▶ **WHAT YOU HAVE TO DO**
Extract all lines that hold "this" from the records below.

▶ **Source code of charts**
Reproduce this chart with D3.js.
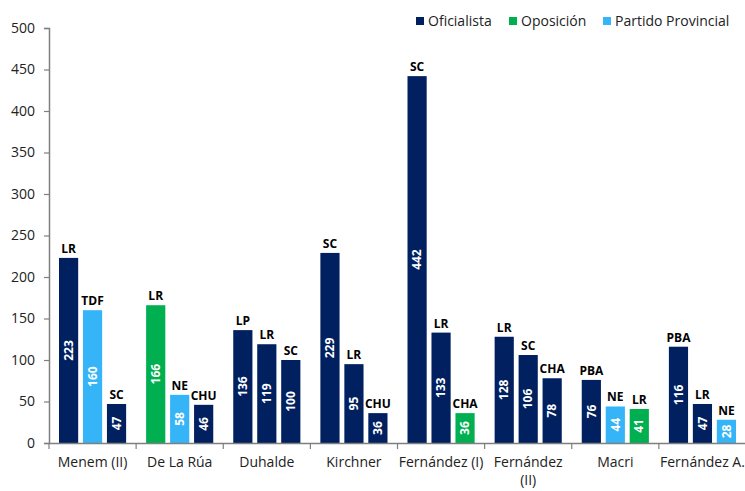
<!DOCTYPE html>
<html>
<head>
<meta charset="utf-8">
<script src="https://cdn.jsdelivr.net/npm/d3@7"></script>
<style>
  body { margin: 0; background: #fff; }
  svg { font-family: "Open Sans", "Noto Sans", sans-serif; }
</style>
</head>
<body>
<svg id="chart" width="745" height="491"></svg>
<script>
// presidencies along the x axis
var categories = ["Menem (II)", "De La Rúa", "Duhalde", "Kirchner", "Fernández (I)", "Fernández (II)", "Macri", "Fernández A."];
// province shown above each bar
var barLabels = [
  ["LR", "TDF", "SC"], ["LR", "NE", "CHU"], ["LP", "LR", "SC"], ["SC", "LR", "CHU"],
  ["SC", "LR", "CHA"], ["LR", "SC", "CHA"], ["PBA", "NE", "LR"], ["PBA", "LR", "NE"]
];
var barValues = [
  [223, 160, 47], [166, 58, 46], [136, 119, 100], [229, 95, 36],
  [442, 133, 36], [128, 106, 78], [76, 44, 41], [116, 47, 28]
];
// party type of each bar
var barParty = [
  ["Oficialista", "Partido Provincial", "Oficialista"],
  ["Oposición", "Partido Provincial", "Oficialista"],
  ["Oficialista", "Oficialista", "Oficialista"],
  ["Oficialista", "Oficialista", "Oficialista"],
  ["Oficialista", "Oficialista", "Oposición"],
  ["Oficialista", "Oficialista", "Oficialista"],
  ["Oficialista", "Partido Provincial", "Oposición"],
  ["Oficialista", "Oficialista", "Partido Provincial"]
];
var parties = ["Oficialista", "Oposición", "Partido Provincial"];
var yTicks = [0, 50, 100, 150, 200, 250, 300, 350, 400, 450, 500];

var svg = d3.select("#chart");
var plotLeft = 49, plotRight = 746, plotTop = 28, plotBottom = 443;

var x0 = d3.scaleBand().domain(categories).range([plotLeft, plotRight]).paddingInner(0).paddingOuter(0);
var x1 = d3.scaleBand().domain([0, 1, 2]).range([10, x0.bandwidth() - 10]).paddingInner(0.2);
var y = d3.scaleLinear().domain([0, 500]).range([plotBottom, plotTop]);
var color = d3.scaleOrdinal().domain(parties).range(["#002060", "#00B050", "#35B5F7"]);

var rows = [];
categories.forEach(function (c, i) {
  barValues[i].forEach(function (v, j) {
    rows.push({ cat: c, idx: j, value: v, label: barLabels[i][j], party: barParty[i][j] });
  });
});

var bars = svg.append("g").selectAll("g").data(rows).enter().append("g")
  .attr("transform", function (d) { return "translate(" + (x0(d.cat) + x1(d.idx)) + ",0)"; });

bars.append("rect")
  .attr("y", function (d) { return y(d.value); })
  .attr("width", x1.bandwidth())
  .attr("height", function (d) { return y(0) - y(d.value); })
  .attr("fill", function (d) { return color(d.party); });

bars.append("text")
  .attr("x", x1.bandwidth() / 2)
  .attr("y", function (d) { return y(d.value) - 5; })
  .attr("text-anchor", "middle")
  .attr("font-size", 12)
  .attr("font-weight", "bold")
  .attr("fill", "#000")
  .text(function (d) { return d.label; });

bars.append("text")
  .attr("transform", function (d) {
    return "translate(" + (x1.bandwidth() / 2) + "," + ((y(d.value) + y(0)) / 2) + ") rotate(-90)";
  })
  .attr("text-anchor", "middle")
  .attr("dy", "0.35em")
  .attr("font-size", 12)
  .attr("font-weight", "bold")
  .attr("fill", "#fff")
  .text(function (d) { return d.value; });

// y axis
var yAxis = svg.append("g")
  .attr("transform", "translate(" + plotLeft + ",0)")
  .call(d3.axisLeft(y).tickValues(yTicks).tickSize(5).tickPadding(9));
yAxis.select(".domain").attr("stroke", "#7f7f7f").attr("stroke-width", 1.5);
yAxis.selectAll(".tick line").attr("stroke", "#7f7f7f").attr("stroke-width", 1.2);
yAxis.selectAll(".tick text").attr("font-size", 14).attr("fill", "#222")
  .attr("font-family", "Open Sans, sans-serif");

// x axis
var xAxis = svg.append("g")
  .attr("transform", "translate(0," + plotBottom + ")")
  .call(d3.axisBottom(x0).tickSize(0).tickPadding(14));
xAxis.select(".domain").attr("stroke", "#7f7f7f").attr("stroke-width", 1.5);
xAxis.selectAll(".tick text").attr("font-size", 14).attr("fill", "#222")
  .attr("font-family", "Open Sans, sans-serif")
  .each(function (d) {
    if (d === "Fernández (II)") {
      var t = d3.select(this);
      t.text(null);
      t.append("tspan").attr("x", 0).text("Fernández");
      t.append("tspan").attr("x", 0).attr("dy", "1.3em").text("(II)");
    }
  });
svg.append("g").selectAll("line")
  .data(d3.range(categories.length + 1))
  .enter().append("line")
  .attr("x1", function (i) { return plotLeft + i * x0.step(); })
  .attr("x2", function (i) { return plotLeft + i * x0.step(); })
  .attr("y1", plotBottom)
  .attr("y2", plotBottom + 6)
  .attr("stroke", "#7f7f7f")
  .attr("stroke-width", 1.2);

// legend
var legendX = [416, 509, 603];
var legend = svg.append("g").selectAll("g").data(parties).enter().append("g")
  .attr("transform", function (d, i) { return "translate(" + legendX[i] + ",17)"; });
legend.append("rect").attr("width", 8).attr("height", 8).attr("fill", function (d) { return color(d); });
legend.append("text").attr("x", 12).attr("y", 4).attr("dy", "0.35em")
  .attr("font-size", 14).attr("fill", "#222").text(function (d) { return d; });
</script>
</body>
</html>
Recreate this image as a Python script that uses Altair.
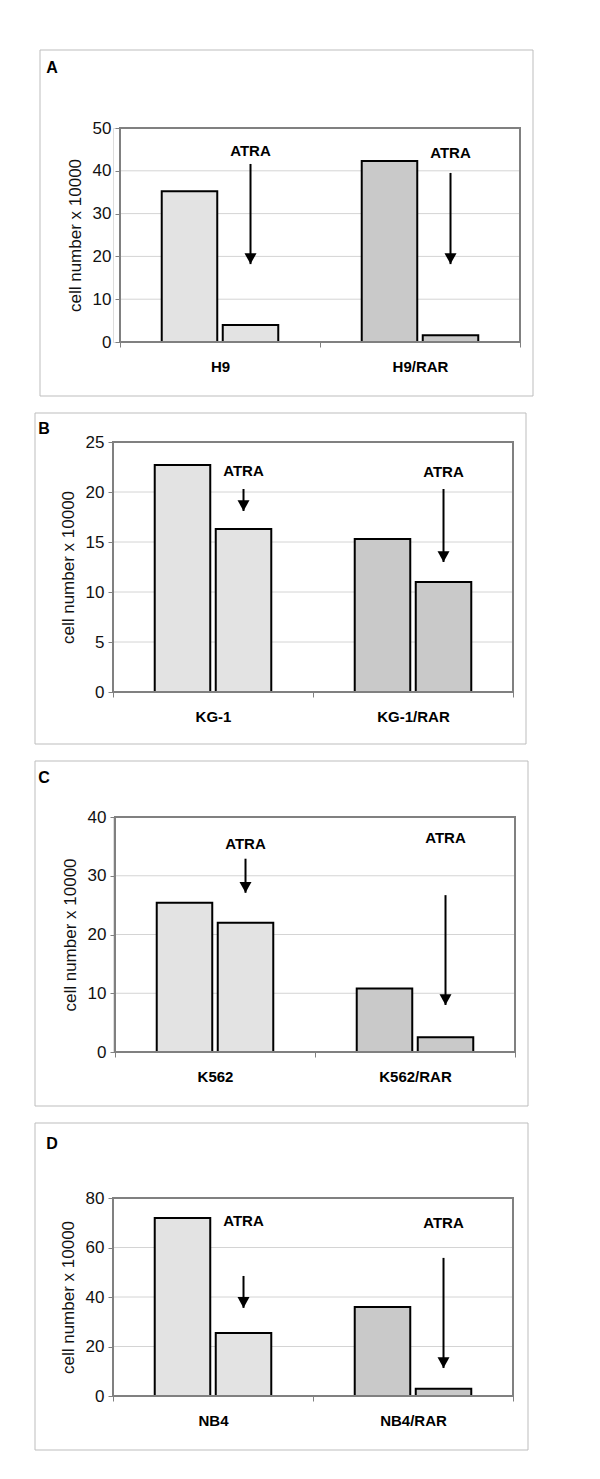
import altair as alt
import pandas as pd

# ---------------- data ----------------
panel_ids = ["A", "B", "C", "D"]
cell_lines = [["H9", "H9/RAR"], ["KG-1", "KG-1/RAR"], ["K562", "K562/RAR"], ["NB4", "NB4/RAR"]]
line_kind = ["parent", "RAR"]
treatments = ["control", "ATRA"]
control_vals = [[35.2, 42.3], [22.7, 15.3], [25.4, 10.8], [71.9, 36.0]]
atra_vals = [[4.0, 1.6], [16.3, 11.0], [22.0, 2.5], [25.5, 2.9]]
y_max = [50, 25, 40, 80]
y_step = [10, 5, 10, 20]
atra_label_y = [[44.6, 44.2], [22.1, 22.0], [35.4, 36.4], [70.7, 69.9]]
arrow_from = [[41.6, 39.5], [20.3, 20.3], [32.9, 26.7], [48.5, 55.8]]
arrow_to = [[18.2, 18.2], [18.1, 13.0], [27.1, 8.0], [35.6, 11.3]]
y_title = "cell number x 10000"
annotation_text = "ATRA"

# ---------------- styling ----------------
FONT = "Liberation Sans"
plot_w = 400
plot_h = [214, 250, 235, 198]
shift = [7, 0, 2, 0]
box_ext = [(-73, -78, 420, 268), (-78, -29, 413, 302), (-78, -56, 415, 289), (-78, -75, 415, 252)]
letter_pos = [(-61, -60), (-69, -13), (-69, -39), (-61, -54)]
offset_pad = [(0.09, 0.684), (0.09, 0.684), (0.088, 0.515), (0.09, 0.684)]
fill_colors = ["#e3e3e3", "#c9c9c9"]
arrow_head = "M-1,-1.8L1,-1.8L0,0Z"


def make_panel(i):
    lines = cell_lines[i]
    h = plot_h[i]
    s = shift[i]
    rows = []
    for j, ln in enumerate(lines):
        rows.append({"line": ln, "treatment": "control", "value": control_vals[i][j], "kind": line_kind[j]})
        rows.append({"line": ln, "treatment": "ATRA", "value": atra_vals[i][j], "kind": line_kind[j]})
    bars_df = pd.DataFrame(rows)
    ann_df = pd.DataFrame({
        "line": lines,
        "treatment": ["ATRA", "ATRA"],
        "value": atra_label_y[i],
        "start": arrow_from[i],
        "tip": arrow_to[i],
        "label": [annotation_text, annotation_text],
    })
    tick_vals = list(range(0, y_max[i] + 1, y_step[i]))
    grid_df = pd.DataFrame({"value": tick_vals})

    x_enc = alt.X(
        "line:N", sort=lines, title=None,
        scale=alt.Scale(paddingInner=0, paddingOuter=0, range=[s, s + plot_w]),
        axis=alt.Axis(labelAngle=0, labelFont=FONT, labelFontSize=15, labelFontWeight="bold",
                      labelColor="#000", labelPadding=12, tickBand="extent", tickSize=5,
                      tickColor="#808080", domain=False, grid=False),
    )
    xo_enc = alt.XOffset("treatment:N", sort=treatments,
                         scale=alt.Scale(paddingInner=offset_pad[i][0], paddingOuter=offset_pad[i][1]))
    y_scale = alt.Scale(domain=[0, y_max[i]], nice=False, zero=True)
    y_enc = alt.Y(
        "value:Q", title=y_title, scale=y_scale,
        axis=alt.Axis(values=tick_vals, tickSize=5, tickColor="#808080", offset=-s,
                      labelFont=FONT, labelFontSize=17, labelColor="#111", labelPadding=4,
                      titleFont=FONT, titleFontSize=17, titleFontWeight="normal", titleColor="#111",
                      titlePadding=8, domain=False, grid=False),
    )

    one = pd.DataFrame({"k": [0]})
    box = alt.Chart(one).mark_rect(filled=False, stroke="#bdbdbd", strokeWidth=1).encode(
        x=alt.value(box_ext[i][0]), x2=alt.value(box_ext[i][2]),
        y=alt.value(box_ext[i][1]), y2=alt.value(box_ext[i][3]),
    )
    grid = alt.Chart(grid_df).mark_rule(color="#d4d4d4", strokeWidth=1).encode(
        y=alt.Y("value:Q", title=y_title), x=alt.value(s), x2=alt.value(s + plot_w)
    )
    frame = alt.Chart(one).mark_rect(filled=False, stroke="#808080", strokeWidth=2).encode(
        x=alt.value(s), x2=alt.value(s + plot_w), y=alt.value(0), y2=alt.value(h)
    )
    letter = alt.Chart(pd.DataFrame({"t": [panel_ids[i]]})).mark_text(
        font=FONT, fontSize=16, fontWeight="bold", align="center", baseline="middle", color="#000"
    ).encode(x=alt.value(letter_pos[i][0]), y=alt.value(letter_pos[i][1]), text="t:N")

    bars = alt.Chart(bars_df).mark_bar(stroke="#000", strokeWidth=2).encode(
        x=x_enc, xOffset=xo_enc, y=y_enc,
        fill=alt.Fill("kind:N", scale=alt.Scale(domain=line_kind, range=fill_colors), legend=None),
    )
    labels = alt.Chart(ann_df).mark_text(
        font=FONT, fontSize=15, fontWeight="bold", baseline="middle", align="center", color="#000"
    ).encode(x=x_enc, xOffset=xo_enc, y=alt.Y("value:Q", title=y_title), text="label:N")
    shafts = alt.Chart(ann_df).mark_rule(color="#000", strokeWidth=2).encode(
        x=x_enc, xOffset=xo_enc, y=alt.Y("start:Q", title=y_title), y2=alt.Y2("tip:Q")
    )
    heads = alt.Chart(ann_df).mark_point(
        shape=arrow_head, size=144, filled=True, color="#000", opacity=1, strokeWidth=0
    ).encode(x=x_enc, xOffset=xo_enc, y=alt.Y("tip:Q", title=y_title))

    return alt.layer(box, grid, bars, frame, letter, labels, shafts, heads).properties(
        width=s + plot_w, height=h
    )


chart = alt.vconcat(
    *[make_panel(i) for i in range(4)], spacing=15
).properties(
    padding={"left": 26, "top": 41, "right": 5, "bottom": 5}
).configure_view(
    strokeWidth=0
).configure(font=FONT)

chart.save("out.html", embed_options={"renderer": "svg", "actions": False})
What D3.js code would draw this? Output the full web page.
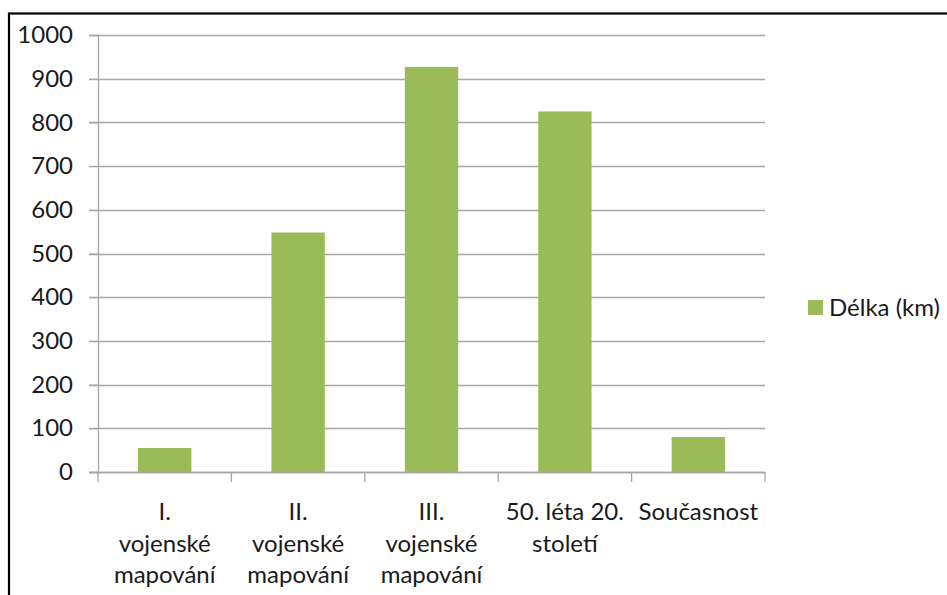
<!DOCTYPE html>
<html>
<head>
<meta charset="utf-8">
<script src="https://cdn.jsdelivr.net/npm/d3@7"></script>
<style>
  body { margin: 0; background: #fff; }
  svg text { font-family: Lato, "Open Sans", sans-serif; fill: #1a1a1a; }
</style>
</head>
<body>
<svg id="chart" width="947" height="595"></svg>
<script>
var categories = ["I.\nvojenské\nmapování", "II.\nvojenské\nmapování", "III.\nvojenské\nmapování", "50. léta 20.\nstoletí", "Současnost"];
var lengths = [55, 548, 927, 825, 80];
var yTicks = [0, 100, 200, 300, 400, 500, 600, 700, 800, 900, 1000];
var seriesName = "Délka (km)";

var barColor = "#9bbb59",
    gridColor = "#a6a6a6";

var margin = {left: 98, top: 35, right: 182, bottom: 123},
    width = 947 - margin.left - margin.right,
    height = 595 - margin.top - margin.bottom;

var svg = d3.select("#chart");

// chart frame (cut off on the right and bottom like the original)
svg.append("rect")
    .attr("x", 9).attr("y", 13.5)
    .attr("width", 1000).attr("height", 700)
    .attr("fill", "none")
    .attr("stroke", "#000")
    .attr("stroke-width", 2.2);

var g = svg.append("g")
    .attr("transform", "translate(" + margin.left + "," + margin.top + ")");

var x = d3.scaleBand()
    .domain(categories)
    .range([0, width])
    .paddingInner(0.6)
    .paddingOuter(0.3);

var y = d3.scaleLinear()
    .domain([0, 1000])
    .range([height, 0]);

// gridlines
g.selectAll(".grid")
    .data(yTicks)
    .enter().append("line")
    .attr("class", "grid")
    .attr("x1", -9).attr("x2", width)
    .attr("y1", function(d) { return Math.round(y(d)) + 0.5; })
    .attr("y2", function(d) { return Math.round(y(d)) + 0.5; })
    .attr("stroke", gridColor)
    .attr("stroke-width", 1.3);

// y axis
var yAxis = g.append("g")
    .call(d3.axisLeft(y).tickValues(yTicks).tickFormat(d3.format("d")).tickSize(9).tickPadding(16));
yAxis.select(".domain").attr("stroke", gridColor).attr("stroke-width", 1.3);
yAxis.selectAll(".tick line").attr("stroke", gridColor);
yAxis.selectAll("text")
    .style("font-size", "24px")
    .attr("fill", "#1a1a1a");

// bars
g.selectAll(".bar")
    .data(lengths)
    .enter().append("rect")
    .attr("class", "bar")
    .attr("x", function(d, i) { return x(categories[i]); })
    .attr("width", x.bandwidth())
    .attr("y", function(d) { return y(d); })
    .attr("height", function(d) { return height - y(d); })
    .attr("fill", barColor);

// x axis: ticks between categories
var boundaries = d3.range(categories.length + 1).map(function(i) { return i * width / categories.length; });
var xAxis = g.append("g").attr("transform", "translate(0," + height + ")");
xAxis.append("line")
    .attr("x1", -9).attr("x2", width)
    .attr("y1", 0.5).attr("y2", 0.5)
    .attr("stroke", gridColor).attr("stroke-width", 1.3);
xAxis.selectAll(".xtick")
    .data(boundaries)
    .enter().append("line")
    .attr("class", "xtick")
    .attr("x1", function(d) { return d; })
    .attr("x2", function(d) { return d; })
    .attr("y1", 0).attr("y2", 10)
    .attr("stroke", gridColor).attr("stroke-width", 1.3);

var labels = xAxis.selectAll(".xlabel")
    .data(categories)
    .enter().append("text")
    .attr("class", "xlabel")
    .attr("text-anchor", "middle")
    .style("font-size", "24px")
    .attr("transform", function(d) { return "translate(" + (x(d) + x.bandwidth() / 2) + ",48)"; });
labels.selectAll("tspan")
    .data(function(d) { return d.split("\n"); })
    .enter().append("tspan")
    .attr("x", 0)
    .attr("y", function(d, i) { return i * 31.5; })
    .text(function(d) { return d; });

// legend
var legend = svg.append("g").attr("transform", "translate(808,300)");
legend.append("rect")
    .attr("width", 15).attr("height", 15)
    .attr("fill", barColor);
legend.append("text")
    .attr("x", 21).attr("y", 16)
    .style("font-size", "24px")
    .text(seriesName);
</script>
</body>
</html>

▶ **EXERCISE RESPONSE**
Reproduce this chart with D3.js.
      var t = d3.select(this);
Recreate this image as a Python script that uses Altair.
What D3.js code would draw this? Output the full web page.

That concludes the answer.